Aim of the task>
Look through the listing and locate every line containing the word "Output"; copy those lines.

Plotting code records:
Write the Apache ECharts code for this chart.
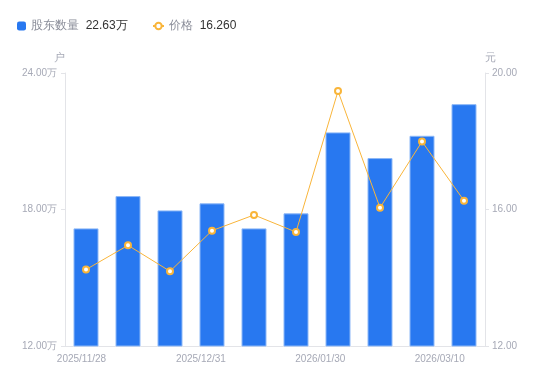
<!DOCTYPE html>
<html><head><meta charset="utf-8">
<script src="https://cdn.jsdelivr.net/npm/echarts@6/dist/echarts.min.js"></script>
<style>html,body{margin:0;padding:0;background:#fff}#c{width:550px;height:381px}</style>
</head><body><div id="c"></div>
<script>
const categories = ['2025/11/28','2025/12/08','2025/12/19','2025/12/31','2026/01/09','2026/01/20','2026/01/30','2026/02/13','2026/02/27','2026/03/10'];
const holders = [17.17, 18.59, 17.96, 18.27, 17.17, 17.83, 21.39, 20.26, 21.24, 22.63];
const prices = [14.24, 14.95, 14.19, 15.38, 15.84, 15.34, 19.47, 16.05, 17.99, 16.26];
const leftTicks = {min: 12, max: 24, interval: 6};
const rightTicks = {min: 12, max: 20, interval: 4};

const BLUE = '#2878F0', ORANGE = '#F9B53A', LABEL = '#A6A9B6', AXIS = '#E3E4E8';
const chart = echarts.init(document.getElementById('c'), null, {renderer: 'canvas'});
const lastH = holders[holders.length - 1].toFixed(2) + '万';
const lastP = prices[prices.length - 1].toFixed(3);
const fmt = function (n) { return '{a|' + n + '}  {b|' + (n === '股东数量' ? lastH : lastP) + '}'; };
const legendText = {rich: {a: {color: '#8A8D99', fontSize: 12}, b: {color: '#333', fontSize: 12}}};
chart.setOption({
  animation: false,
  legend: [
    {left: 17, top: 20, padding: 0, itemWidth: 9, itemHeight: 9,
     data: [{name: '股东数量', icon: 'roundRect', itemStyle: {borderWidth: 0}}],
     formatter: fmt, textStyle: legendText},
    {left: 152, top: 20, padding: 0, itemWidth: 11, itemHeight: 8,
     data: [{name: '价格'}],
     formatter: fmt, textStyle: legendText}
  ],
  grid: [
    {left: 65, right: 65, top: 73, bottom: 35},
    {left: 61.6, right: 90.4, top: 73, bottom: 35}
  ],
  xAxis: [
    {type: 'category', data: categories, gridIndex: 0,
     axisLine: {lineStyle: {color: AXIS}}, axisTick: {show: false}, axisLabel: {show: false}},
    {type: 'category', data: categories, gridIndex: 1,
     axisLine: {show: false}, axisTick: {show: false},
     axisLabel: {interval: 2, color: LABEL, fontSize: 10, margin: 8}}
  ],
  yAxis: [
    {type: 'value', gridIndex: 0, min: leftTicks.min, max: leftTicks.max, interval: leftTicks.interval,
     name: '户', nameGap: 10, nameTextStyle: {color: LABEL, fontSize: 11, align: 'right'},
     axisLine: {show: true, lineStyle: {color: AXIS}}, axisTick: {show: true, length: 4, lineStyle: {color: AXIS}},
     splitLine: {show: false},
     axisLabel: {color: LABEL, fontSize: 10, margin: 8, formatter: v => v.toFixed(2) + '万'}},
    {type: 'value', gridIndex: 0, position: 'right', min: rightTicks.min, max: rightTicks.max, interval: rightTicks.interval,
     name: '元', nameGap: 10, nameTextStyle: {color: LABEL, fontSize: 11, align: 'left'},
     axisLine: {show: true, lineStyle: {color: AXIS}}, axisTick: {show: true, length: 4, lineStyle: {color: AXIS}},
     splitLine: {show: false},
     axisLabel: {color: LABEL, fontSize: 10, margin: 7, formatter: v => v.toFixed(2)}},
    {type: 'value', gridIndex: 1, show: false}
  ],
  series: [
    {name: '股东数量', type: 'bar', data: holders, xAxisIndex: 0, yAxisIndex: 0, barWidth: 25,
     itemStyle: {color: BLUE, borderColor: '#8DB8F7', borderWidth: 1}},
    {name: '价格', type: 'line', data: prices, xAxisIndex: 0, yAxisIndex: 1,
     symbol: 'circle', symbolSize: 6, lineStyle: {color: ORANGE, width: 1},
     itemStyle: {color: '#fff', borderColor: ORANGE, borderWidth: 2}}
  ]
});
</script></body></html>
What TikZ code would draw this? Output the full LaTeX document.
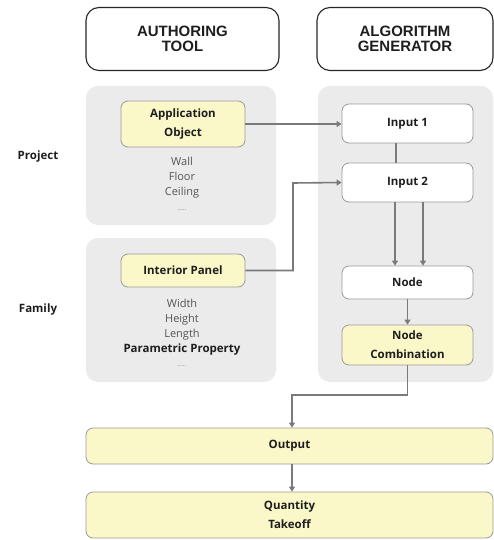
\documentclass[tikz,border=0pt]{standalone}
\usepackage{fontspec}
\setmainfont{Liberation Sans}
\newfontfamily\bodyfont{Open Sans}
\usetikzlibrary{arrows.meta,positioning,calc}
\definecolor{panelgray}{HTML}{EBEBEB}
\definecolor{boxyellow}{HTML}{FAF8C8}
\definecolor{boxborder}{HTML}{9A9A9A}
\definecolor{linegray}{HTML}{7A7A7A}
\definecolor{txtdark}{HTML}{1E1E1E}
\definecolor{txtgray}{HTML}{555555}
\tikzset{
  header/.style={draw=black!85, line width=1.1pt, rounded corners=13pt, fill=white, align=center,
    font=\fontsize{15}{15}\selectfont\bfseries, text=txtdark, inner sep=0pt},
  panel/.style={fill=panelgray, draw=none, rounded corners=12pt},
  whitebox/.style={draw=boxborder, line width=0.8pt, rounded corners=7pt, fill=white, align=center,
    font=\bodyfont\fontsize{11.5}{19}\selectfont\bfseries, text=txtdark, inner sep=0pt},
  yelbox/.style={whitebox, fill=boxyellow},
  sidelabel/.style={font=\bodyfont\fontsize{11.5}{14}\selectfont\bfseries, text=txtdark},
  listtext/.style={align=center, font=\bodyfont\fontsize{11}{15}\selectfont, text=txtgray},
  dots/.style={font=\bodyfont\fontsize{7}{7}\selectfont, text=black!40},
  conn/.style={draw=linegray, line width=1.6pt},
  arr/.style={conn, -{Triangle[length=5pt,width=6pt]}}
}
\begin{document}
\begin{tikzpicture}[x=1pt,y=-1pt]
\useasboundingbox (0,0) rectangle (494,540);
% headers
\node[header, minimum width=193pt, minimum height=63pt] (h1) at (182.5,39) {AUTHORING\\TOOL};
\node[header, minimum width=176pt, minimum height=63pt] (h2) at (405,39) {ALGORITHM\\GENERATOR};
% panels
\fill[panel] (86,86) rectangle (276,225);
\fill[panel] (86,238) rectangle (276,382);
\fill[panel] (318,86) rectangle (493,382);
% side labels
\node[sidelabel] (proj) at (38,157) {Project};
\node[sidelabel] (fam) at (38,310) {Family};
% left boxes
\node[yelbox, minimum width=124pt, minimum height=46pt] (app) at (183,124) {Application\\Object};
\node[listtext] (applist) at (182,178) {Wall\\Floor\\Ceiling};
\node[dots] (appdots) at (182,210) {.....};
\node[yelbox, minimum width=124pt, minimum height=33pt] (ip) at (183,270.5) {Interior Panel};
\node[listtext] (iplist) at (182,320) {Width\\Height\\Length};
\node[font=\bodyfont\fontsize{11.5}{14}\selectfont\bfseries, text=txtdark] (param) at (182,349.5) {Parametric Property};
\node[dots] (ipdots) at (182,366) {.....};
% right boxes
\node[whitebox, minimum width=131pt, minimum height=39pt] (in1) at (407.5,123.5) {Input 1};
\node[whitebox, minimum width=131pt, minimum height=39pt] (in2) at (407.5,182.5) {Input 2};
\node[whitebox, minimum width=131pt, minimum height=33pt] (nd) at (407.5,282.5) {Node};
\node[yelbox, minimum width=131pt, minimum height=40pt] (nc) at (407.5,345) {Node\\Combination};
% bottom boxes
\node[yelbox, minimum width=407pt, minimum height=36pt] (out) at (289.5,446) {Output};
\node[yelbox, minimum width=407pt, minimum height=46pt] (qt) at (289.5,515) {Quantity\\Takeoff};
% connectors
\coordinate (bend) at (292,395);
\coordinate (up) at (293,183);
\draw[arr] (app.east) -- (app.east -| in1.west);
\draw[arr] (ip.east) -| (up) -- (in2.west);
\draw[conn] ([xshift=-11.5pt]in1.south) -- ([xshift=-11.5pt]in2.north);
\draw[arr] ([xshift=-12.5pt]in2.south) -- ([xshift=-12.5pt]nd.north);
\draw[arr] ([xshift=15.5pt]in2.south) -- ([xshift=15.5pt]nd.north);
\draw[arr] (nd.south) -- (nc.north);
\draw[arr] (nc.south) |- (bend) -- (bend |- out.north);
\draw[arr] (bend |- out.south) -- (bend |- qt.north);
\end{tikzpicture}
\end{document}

Solution to this exercise>
What TikZ code would draw this? Output the full LaTeX document.
\node[yelbox, minimum width=407pt, minimum height=36pt] (out) at (289.5,446) {Output};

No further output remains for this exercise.